_Task directions_
Work out how many lines in the listing below include the word "diagram"; answer with the number alone.

_Material for the task_
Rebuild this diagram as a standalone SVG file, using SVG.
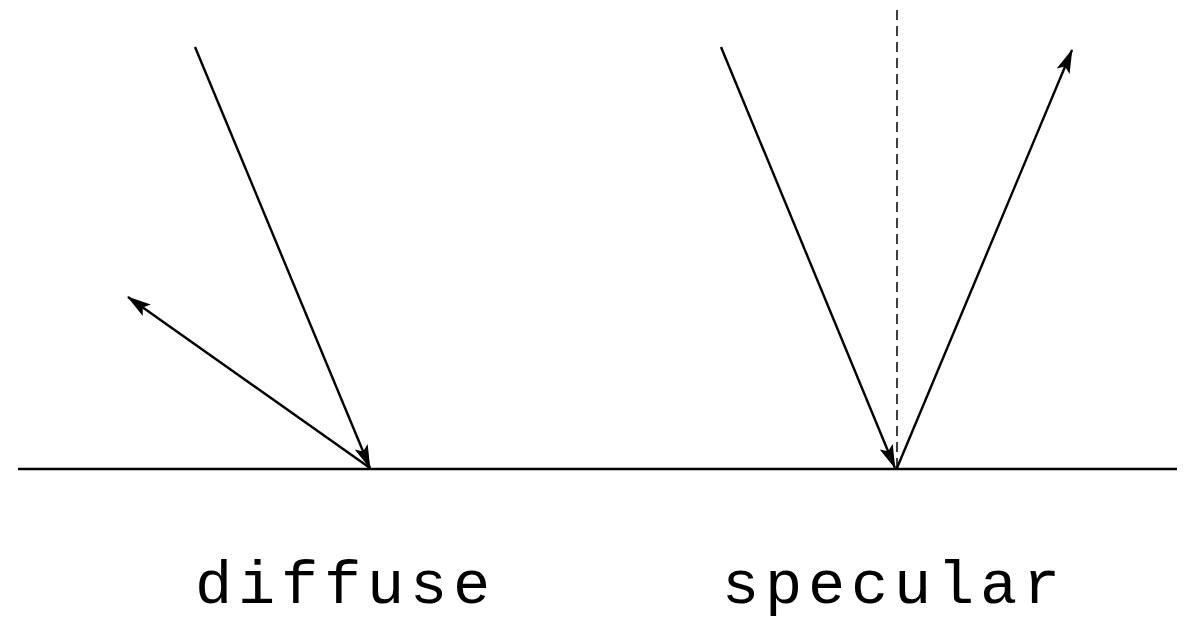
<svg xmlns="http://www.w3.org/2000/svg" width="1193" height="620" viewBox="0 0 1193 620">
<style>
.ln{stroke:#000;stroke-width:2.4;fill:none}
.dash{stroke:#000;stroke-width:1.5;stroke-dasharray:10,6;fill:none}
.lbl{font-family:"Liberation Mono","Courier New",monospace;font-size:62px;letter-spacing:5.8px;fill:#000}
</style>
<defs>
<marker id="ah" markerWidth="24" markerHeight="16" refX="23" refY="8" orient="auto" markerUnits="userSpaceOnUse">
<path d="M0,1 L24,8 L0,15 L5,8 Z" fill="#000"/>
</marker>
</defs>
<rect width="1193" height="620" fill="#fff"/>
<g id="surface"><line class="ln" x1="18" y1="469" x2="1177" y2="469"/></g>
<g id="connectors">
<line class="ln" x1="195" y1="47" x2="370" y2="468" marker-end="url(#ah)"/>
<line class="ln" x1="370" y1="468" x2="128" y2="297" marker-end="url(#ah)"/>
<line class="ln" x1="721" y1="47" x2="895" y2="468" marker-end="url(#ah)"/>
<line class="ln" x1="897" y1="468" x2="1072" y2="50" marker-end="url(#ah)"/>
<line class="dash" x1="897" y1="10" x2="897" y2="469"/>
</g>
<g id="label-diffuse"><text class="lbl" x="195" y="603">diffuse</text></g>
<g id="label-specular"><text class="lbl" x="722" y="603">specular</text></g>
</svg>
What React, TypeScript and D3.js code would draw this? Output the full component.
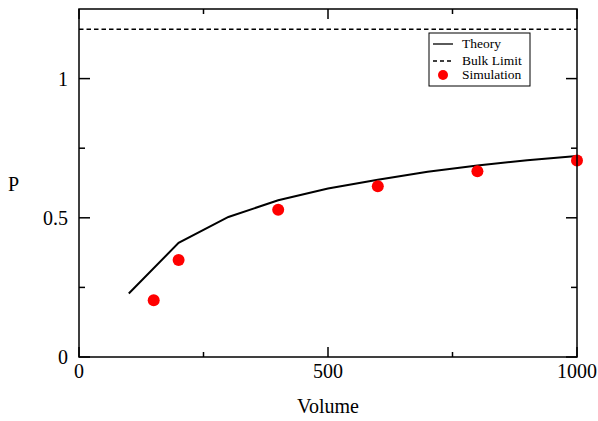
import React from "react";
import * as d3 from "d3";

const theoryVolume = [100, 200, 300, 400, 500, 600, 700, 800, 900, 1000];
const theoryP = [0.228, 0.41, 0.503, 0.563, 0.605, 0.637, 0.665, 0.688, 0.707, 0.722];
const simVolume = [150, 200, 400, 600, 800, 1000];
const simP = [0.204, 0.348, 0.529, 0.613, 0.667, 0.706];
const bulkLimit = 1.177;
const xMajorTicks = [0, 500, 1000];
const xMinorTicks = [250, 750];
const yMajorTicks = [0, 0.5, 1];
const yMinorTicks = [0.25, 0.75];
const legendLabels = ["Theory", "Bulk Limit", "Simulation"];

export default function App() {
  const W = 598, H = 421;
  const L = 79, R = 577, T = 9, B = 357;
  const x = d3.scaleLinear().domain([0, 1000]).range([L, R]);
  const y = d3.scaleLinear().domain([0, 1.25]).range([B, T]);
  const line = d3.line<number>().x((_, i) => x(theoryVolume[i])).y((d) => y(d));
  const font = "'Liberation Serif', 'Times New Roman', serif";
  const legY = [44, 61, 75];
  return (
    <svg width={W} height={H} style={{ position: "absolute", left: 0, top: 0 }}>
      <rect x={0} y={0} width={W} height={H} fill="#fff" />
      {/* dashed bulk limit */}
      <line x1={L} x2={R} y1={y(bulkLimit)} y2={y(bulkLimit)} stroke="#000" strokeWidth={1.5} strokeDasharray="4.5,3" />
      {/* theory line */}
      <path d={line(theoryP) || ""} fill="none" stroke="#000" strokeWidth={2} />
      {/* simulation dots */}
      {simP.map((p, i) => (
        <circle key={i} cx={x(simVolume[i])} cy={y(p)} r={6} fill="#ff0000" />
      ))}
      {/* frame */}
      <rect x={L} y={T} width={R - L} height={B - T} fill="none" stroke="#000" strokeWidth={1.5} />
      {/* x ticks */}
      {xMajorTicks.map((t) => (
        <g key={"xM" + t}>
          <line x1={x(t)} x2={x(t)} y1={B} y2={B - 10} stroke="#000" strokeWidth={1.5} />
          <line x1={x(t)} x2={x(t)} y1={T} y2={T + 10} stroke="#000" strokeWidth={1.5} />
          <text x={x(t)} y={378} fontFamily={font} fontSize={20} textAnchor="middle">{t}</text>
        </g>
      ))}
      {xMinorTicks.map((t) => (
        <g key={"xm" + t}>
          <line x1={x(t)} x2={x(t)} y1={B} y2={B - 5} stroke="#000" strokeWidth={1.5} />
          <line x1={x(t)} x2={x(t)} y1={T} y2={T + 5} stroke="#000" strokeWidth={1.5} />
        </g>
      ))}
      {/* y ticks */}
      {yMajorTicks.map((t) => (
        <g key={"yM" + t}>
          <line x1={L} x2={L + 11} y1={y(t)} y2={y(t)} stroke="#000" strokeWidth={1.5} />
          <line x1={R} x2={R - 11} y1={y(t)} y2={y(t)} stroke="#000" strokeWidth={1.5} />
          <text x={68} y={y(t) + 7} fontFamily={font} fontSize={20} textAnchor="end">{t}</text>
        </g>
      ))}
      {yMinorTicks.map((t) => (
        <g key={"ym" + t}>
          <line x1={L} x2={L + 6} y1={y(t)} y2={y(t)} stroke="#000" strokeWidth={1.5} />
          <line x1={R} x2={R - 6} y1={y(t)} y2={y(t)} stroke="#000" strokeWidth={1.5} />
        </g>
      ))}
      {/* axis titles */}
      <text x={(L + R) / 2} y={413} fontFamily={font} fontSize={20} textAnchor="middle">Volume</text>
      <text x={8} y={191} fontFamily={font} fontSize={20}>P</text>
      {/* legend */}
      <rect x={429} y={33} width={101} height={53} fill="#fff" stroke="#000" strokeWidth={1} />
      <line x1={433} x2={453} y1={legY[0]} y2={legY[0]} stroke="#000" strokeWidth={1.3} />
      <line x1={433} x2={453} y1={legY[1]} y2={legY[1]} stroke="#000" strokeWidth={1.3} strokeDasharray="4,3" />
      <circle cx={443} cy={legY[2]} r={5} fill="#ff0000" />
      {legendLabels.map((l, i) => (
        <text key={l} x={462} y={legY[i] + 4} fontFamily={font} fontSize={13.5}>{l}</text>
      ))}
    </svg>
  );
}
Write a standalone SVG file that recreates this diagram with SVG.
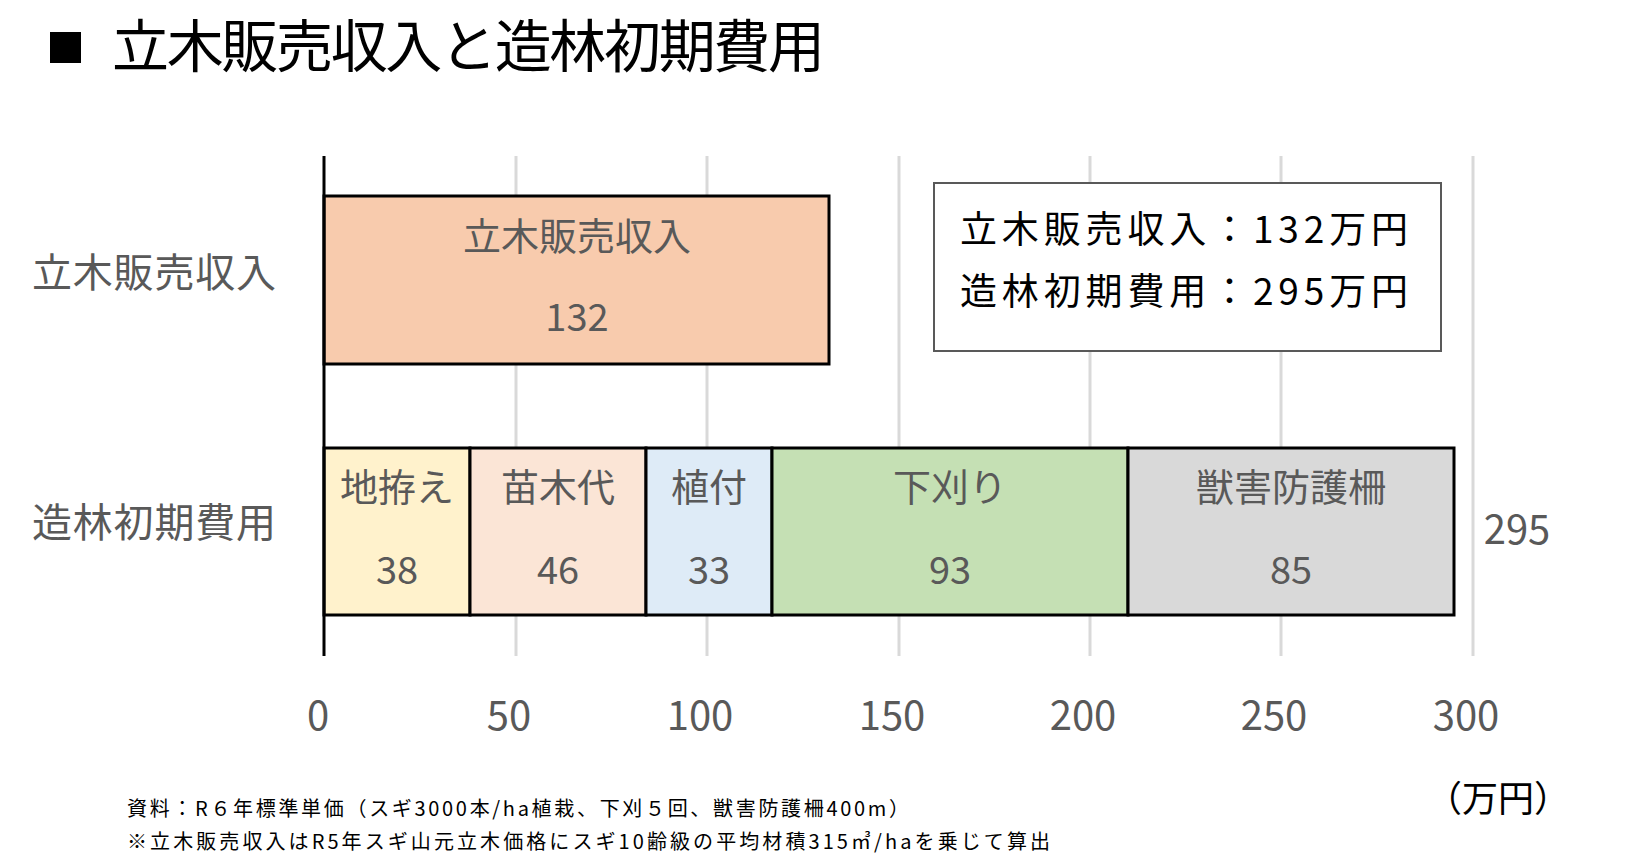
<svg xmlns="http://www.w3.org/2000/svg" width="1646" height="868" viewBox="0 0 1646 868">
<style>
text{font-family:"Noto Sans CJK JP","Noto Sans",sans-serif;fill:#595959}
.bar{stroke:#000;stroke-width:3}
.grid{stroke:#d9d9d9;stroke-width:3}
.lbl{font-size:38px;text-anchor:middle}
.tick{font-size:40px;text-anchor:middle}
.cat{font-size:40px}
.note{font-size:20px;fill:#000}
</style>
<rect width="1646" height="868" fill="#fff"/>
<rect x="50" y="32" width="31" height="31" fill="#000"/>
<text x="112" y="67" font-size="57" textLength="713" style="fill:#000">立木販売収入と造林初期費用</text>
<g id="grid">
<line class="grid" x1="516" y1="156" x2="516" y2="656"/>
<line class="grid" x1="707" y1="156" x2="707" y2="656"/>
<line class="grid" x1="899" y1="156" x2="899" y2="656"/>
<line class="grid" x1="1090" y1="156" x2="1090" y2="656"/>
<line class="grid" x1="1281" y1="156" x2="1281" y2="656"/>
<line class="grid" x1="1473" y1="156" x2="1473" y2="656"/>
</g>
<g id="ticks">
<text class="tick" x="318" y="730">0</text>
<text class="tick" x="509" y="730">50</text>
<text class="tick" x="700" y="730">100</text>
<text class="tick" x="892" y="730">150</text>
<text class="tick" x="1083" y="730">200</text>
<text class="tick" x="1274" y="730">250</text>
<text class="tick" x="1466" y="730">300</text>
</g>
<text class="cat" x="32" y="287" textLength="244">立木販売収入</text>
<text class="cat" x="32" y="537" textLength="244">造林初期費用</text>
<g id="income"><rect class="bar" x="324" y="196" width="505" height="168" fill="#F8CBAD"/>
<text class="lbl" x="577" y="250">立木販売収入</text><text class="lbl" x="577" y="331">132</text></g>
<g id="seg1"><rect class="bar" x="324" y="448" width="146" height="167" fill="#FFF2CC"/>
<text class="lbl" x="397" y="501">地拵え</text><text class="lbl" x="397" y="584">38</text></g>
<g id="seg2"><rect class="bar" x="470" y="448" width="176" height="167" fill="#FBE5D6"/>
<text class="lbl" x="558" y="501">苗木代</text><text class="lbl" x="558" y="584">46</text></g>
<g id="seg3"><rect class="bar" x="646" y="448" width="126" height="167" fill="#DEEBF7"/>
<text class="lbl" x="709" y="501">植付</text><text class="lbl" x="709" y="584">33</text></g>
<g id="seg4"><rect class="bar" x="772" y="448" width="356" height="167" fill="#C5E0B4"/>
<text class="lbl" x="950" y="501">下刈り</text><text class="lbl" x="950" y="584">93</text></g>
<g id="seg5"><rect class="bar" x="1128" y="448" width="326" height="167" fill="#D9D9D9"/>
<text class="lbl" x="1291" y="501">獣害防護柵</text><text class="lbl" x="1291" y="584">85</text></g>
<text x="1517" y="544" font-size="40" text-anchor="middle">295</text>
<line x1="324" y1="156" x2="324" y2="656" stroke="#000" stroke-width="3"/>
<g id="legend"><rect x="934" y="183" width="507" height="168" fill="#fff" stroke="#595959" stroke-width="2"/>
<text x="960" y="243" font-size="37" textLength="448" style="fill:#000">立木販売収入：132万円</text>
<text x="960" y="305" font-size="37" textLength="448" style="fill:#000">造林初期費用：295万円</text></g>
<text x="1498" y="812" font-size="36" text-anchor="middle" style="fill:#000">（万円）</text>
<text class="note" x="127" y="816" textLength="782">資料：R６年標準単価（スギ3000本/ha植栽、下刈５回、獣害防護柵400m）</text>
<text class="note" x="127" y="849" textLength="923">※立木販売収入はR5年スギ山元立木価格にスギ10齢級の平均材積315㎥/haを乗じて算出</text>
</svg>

==

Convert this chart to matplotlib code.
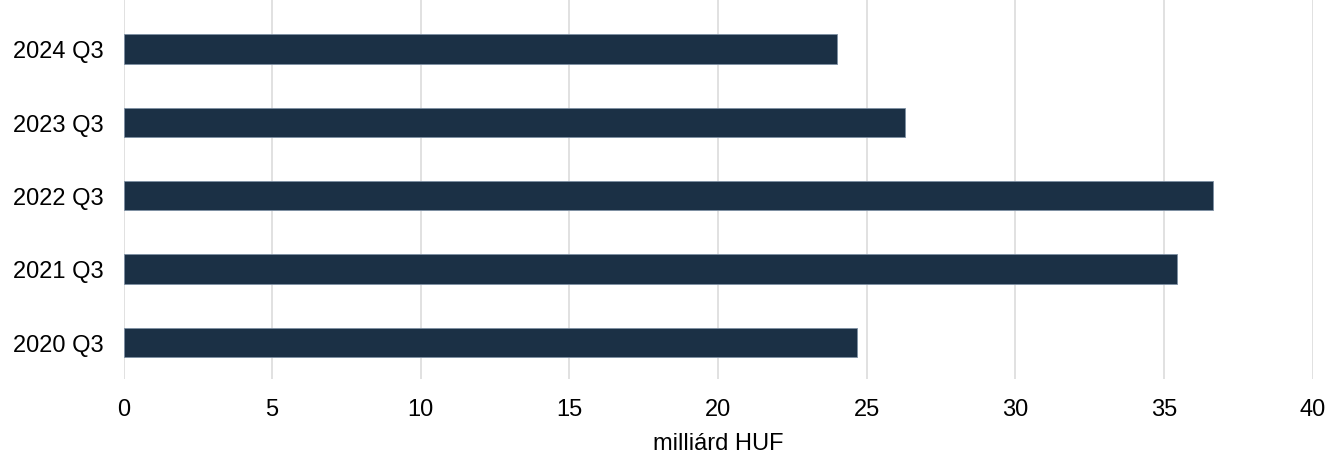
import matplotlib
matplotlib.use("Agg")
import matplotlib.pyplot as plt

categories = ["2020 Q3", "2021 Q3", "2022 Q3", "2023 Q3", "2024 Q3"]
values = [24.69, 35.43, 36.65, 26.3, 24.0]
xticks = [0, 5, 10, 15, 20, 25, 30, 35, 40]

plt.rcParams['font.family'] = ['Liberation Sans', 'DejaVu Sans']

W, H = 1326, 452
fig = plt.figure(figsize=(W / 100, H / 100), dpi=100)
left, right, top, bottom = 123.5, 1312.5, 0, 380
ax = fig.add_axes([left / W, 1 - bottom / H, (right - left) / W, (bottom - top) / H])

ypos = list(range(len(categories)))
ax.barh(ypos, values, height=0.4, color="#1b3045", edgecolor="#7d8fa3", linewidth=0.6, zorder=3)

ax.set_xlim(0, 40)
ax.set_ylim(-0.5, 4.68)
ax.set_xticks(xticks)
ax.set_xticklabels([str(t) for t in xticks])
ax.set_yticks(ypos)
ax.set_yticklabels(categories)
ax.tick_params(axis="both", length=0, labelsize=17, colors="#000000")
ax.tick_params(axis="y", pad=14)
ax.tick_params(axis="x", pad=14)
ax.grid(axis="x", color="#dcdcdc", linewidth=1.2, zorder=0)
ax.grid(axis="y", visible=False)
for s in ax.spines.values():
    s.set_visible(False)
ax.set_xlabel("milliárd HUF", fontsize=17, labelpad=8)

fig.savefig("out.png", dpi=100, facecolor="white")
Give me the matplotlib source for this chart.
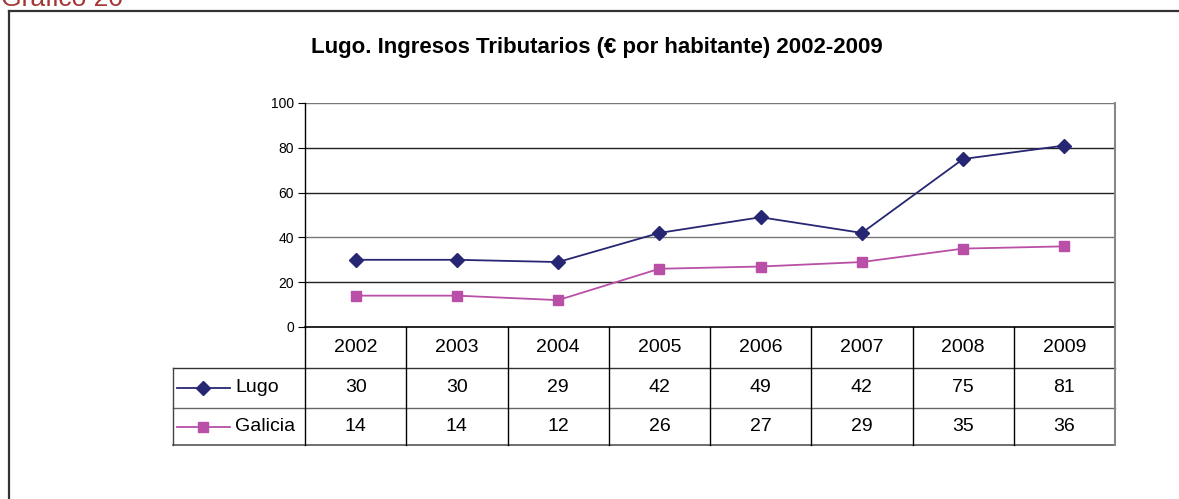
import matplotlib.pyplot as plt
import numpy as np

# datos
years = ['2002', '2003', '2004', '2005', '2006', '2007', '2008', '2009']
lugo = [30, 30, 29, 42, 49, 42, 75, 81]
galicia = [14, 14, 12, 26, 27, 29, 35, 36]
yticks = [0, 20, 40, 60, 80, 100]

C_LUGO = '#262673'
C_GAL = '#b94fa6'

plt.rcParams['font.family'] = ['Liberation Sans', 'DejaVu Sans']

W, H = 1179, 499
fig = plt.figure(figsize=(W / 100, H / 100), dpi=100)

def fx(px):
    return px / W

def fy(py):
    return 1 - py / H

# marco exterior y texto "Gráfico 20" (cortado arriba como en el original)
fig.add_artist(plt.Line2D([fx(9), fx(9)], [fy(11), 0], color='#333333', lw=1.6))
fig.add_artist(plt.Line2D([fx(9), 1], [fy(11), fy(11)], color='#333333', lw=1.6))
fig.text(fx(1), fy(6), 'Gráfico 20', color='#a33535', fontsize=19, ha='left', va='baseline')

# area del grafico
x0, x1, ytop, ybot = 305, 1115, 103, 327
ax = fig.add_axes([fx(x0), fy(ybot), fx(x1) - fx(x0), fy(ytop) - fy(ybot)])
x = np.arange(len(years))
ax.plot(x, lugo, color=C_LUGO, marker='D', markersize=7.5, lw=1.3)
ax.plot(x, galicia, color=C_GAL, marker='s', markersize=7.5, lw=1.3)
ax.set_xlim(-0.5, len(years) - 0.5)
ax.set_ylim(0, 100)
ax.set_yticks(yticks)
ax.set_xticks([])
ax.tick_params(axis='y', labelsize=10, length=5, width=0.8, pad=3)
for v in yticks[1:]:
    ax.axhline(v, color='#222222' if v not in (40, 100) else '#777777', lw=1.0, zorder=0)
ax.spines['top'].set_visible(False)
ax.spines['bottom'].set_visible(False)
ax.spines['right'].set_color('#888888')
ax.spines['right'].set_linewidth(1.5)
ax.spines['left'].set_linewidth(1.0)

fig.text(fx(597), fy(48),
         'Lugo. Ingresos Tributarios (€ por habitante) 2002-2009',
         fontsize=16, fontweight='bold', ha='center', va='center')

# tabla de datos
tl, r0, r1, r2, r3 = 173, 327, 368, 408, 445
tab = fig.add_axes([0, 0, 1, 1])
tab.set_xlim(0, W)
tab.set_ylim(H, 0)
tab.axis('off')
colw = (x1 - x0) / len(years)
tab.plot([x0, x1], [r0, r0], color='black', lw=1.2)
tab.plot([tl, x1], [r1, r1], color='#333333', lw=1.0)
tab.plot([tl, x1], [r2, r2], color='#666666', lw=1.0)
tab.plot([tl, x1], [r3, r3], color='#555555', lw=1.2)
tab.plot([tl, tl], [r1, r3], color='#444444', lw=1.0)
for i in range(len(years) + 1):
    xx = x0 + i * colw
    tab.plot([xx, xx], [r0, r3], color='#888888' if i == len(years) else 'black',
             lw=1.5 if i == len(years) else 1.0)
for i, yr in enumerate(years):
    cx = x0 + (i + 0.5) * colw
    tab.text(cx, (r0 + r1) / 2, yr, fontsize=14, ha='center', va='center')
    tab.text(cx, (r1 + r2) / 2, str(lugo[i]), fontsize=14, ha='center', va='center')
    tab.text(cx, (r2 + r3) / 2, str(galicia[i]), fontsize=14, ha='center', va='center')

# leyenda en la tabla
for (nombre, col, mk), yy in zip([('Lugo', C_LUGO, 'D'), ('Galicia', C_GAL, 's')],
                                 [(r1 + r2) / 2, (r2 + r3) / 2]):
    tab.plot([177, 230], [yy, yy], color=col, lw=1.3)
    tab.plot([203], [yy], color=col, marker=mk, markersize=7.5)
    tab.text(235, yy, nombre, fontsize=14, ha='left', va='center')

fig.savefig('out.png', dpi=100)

_Response to this exercise_
2